## start Dataset content

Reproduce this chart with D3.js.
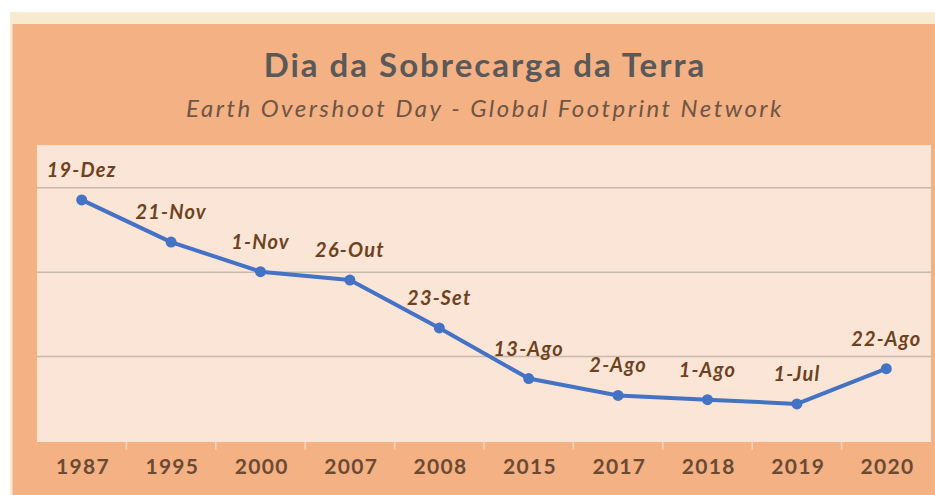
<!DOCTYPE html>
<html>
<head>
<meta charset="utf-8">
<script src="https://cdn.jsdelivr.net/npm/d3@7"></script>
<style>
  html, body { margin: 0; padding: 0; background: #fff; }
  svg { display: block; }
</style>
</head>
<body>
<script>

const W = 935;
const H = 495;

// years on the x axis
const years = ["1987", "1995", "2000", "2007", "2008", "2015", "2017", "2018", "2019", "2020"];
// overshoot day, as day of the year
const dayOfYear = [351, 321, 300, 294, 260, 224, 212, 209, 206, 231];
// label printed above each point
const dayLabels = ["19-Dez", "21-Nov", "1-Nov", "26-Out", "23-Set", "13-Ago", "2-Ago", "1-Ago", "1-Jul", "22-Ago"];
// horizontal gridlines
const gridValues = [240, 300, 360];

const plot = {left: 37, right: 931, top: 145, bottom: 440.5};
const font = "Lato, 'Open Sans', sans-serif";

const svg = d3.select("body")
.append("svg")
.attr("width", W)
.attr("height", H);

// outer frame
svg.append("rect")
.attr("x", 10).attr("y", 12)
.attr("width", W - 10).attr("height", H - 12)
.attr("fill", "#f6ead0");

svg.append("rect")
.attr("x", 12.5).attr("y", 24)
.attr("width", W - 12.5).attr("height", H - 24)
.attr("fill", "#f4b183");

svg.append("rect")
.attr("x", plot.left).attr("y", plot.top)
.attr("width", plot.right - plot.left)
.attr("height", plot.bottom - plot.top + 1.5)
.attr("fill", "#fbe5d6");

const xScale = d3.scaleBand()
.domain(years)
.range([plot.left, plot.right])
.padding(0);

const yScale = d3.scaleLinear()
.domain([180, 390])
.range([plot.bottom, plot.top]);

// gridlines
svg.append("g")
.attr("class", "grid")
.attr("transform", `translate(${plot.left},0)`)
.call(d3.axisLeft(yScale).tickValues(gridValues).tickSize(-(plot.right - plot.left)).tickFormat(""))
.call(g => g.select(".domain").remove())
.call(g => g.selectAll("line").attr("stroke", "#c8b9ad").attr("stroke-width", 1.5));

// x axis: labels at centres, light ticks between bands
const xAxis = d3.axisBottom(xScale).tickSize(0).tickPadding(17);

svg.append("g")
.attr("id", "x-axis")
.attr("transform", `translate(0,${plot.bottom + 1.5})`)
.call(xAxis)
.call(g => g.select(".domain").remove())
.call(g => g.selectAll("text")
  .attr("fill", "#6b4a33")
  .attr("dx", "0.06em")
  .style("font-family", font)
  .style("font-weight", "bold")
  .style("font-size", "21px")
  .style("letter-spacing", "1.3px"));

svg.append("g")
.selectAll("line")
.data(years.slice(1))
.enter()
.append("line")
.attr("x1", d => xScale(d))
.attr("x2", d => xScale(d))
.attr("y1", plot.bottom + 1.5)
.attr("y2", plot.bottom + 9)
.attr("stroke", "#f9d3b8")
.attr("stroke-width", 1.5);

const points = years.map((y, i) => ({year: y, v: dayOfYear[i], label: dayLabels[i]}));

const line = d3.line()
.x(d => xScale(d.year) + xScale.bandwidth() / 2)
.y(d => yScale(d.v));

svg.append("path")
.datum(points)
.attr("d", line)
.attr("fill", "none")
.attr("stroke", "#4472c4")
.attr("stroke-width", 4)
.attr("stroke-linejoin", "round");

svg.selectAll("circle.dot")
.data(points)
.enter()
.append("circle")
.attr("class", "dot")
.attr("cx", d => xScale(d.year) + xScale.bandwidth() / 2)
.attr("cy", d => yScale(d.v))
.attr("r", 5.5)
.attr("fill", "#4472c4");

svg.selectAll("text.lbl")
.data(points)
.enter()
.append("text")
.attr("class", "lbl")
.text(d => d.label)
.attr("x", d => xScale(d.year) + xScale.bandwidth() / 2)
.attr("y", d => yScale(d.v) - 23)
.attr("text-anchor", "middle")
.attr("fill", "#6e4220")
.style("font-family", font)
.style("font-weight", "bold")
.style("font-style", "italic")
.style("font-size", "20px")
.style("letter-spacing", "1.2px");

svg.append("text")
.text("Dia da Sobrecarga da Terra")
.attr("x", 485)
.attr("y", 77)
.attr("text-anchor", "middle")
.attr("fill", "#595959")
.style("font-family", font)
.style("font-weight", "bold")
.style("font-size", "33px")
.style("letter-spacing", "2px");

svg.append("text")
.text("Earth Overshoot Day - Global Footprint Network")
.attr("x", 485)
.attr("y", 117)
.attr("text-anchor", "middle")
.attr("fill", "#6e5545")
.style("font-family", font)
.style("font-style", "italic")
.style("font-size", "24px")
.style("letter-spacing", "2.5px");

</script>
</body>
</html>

## end Dataset content

• Aim: Repeat the material above word for word and skip every image in it.

• Response to the exercise:
Reproduce this chart with D3.js.
<!DOCTYPE html>
<html>
<head>
<meta charset="utf-8">
<script src="https://cdn.jsdelivr.net/npm/d3@7"></script>
<style>
  html, body { margin: 0; padding: 0; background: #fff; }
  svg { display: block; }
</style>
</head>
<body>
<script>

const W = 935;
const H = 495;

// years on the x axis
const years = ["1987", "1995", "2000", "2007", "2008", "2015", "2017", "2018", "2019", "2020"];
// overshoot day, as day of the year
const dayOfYear = [351, 321, 300, 294, 260, 224, 212, 209, 206, 231];
// label printed above each point
const dayLabels = ["19-Dez", "21-Nov", "1-Nov", "26-Out", "23-Set", "13-Ago", "2-Ago", "1-Ago", "1-Jul", "22-Ago"];
// horizontal gridlines
const gridValues = [240, 300, 360];

const plot = {left: 37, right: 931, top: 145, bottom: 440.5};
const font = "Lato, 'Open Sans', sans-serif";

const svg = d3.select("body")
.append("svg")
.attr("width", W)
.attr("height", H);

// outer frame
svg.append("rect")
.attr("x", 10).attr("y", 12)
.attr("width", W - 10).attr("height", H - 12)
.attr("fill", "#f6ead0");

svg.append("rect")
.attr("x", 12.5).attr("y", 24)
.attr("width", W - 12.5).attr("height", H - 24)
.attr("fill", "#f4b183");

svg.append("rect")
.attr("x", plot.left).attr("y", plot.top)
.attr("width", plot.right - plot.left)
.attr("height", plot.bottom - plot.top + 1.5)
.attr("fill", "#fbe5d6");

const xScale = d3.scaleBand()
.domain(years)
.range([plot.left, plot.right])
.padding(0);

const yScale = d3.scaleLinear()
.domain([180, 390])
.range([plot.bottom, plot.top]);

// gridlines
svg.append("g")
.attr("class", "grid")
.attr("transform", `translate(${plot.left},0)`)
.call(d3.axisLeft(yScale).tickValues(gridValues).tickSize(-(plot.right - plot.left)).tickFormat(""))
.call(g => g.select(".domain").remove())
.call(g => g.selectAll("line").attr("stroke", "#c8b9ad").attr("stroke-width", 1.5));

// x axis: labels at centres, light ticks between bands
const xAxis = d3.axisBottom(xScale).tickSize(0).tickPadding(17);

svg.append("g")
.attr("id", "x-axis")
.attr("transform", `translate(0,${plot.bottom + 1.5})`)
.call(xAxis)
.call(g => g.select(".domain").remove())
.call(g => g.selectAll("text")
  .attr("fill", "#6b4a33")
  .attr("dx", "0.06em")
  .style("font-family", font)
  .style("font-weight", "bold")
  .style("font-size", "21px")
  .style("letter-spacing", "1.3px"));

svg.append("g")
.selectAll("line")
.data(years.slice(1))
.enter()
.append("line")
.attr("x1", d => xScale(d))
.attr("x2", d => xScale(d))
.attr("y1", plot.bottom + 1.5)
.attr("y2", plot.bottom + 9)
.attr("stroke", "#f9d3b8")
.attr("stroke-width", 1.5);

const points = years.map((y, i) => ({year: y, v: dayOfYear[i], label: dayLabels[i]}));

const line = d3.line()
.x(d => xScale(d.year) + xScale.bandwidth() / 2)
.y(d => yScale(d.v));

svg.append("path")
.datum(points)
.attr("d", line)
.attr("fill", "none")
.attr("stroke", "#4472c4")
.attr("stroke-width", 4)
.attr("stroke-linejoin", "round");

svg.selectAll("circle.dot")
.data(points)
.enter()
.append("circle")
.attr("class", "dot")
.attr("cx", d => xScale(d.year) + xScale.bandwidth() / 2)
.attr("cy", d => yScale(d.v))
.attr("r", 5.5)
.attr("fill", "#4472c4");

svg.selectAll("text.lbl")
.data(points)
.enter()
.append("text")
.attr("class", "lbl")
.text(d => d.label)
.attr("x", d => xScale(d.year) + xScale.bandwidth() / 2)
.attr("y", d => yScale(d.v) - 23)
.attr("text-anchor", "middle")
.attr("fill", "#6e4220")
.style("font-family", font)
.style("font-weight", "bold")
.style("font-style", "italic")
.style("font-size", "20px")
.style("letter-spacing", "1.2px");

svg.append("text")
.text("Dia da Sobrecarga da Terra")
.attr("x", 485)
.attr("y", 77)
.attr("text-anchor", "middle")
.attr("fill", "#595959")
.style("font-family", font)
.style("font-weight", "bold")
.style("font-size", "33px")
.style("letter-spacing", "2px");

svg.append("text")
.text("Earth Overshoot Day - Global Footprint Network")
.attr("x", 485)
.attr("y", 117)
.attr("text-anchor", "middle")
.attr("fill", "#6e5545")
.style("font-family", font)
.style("font-style", "italic")
.style("font-size", "24px")
.style("letter-spacing", "2.5px");

</script>
</body>
</html>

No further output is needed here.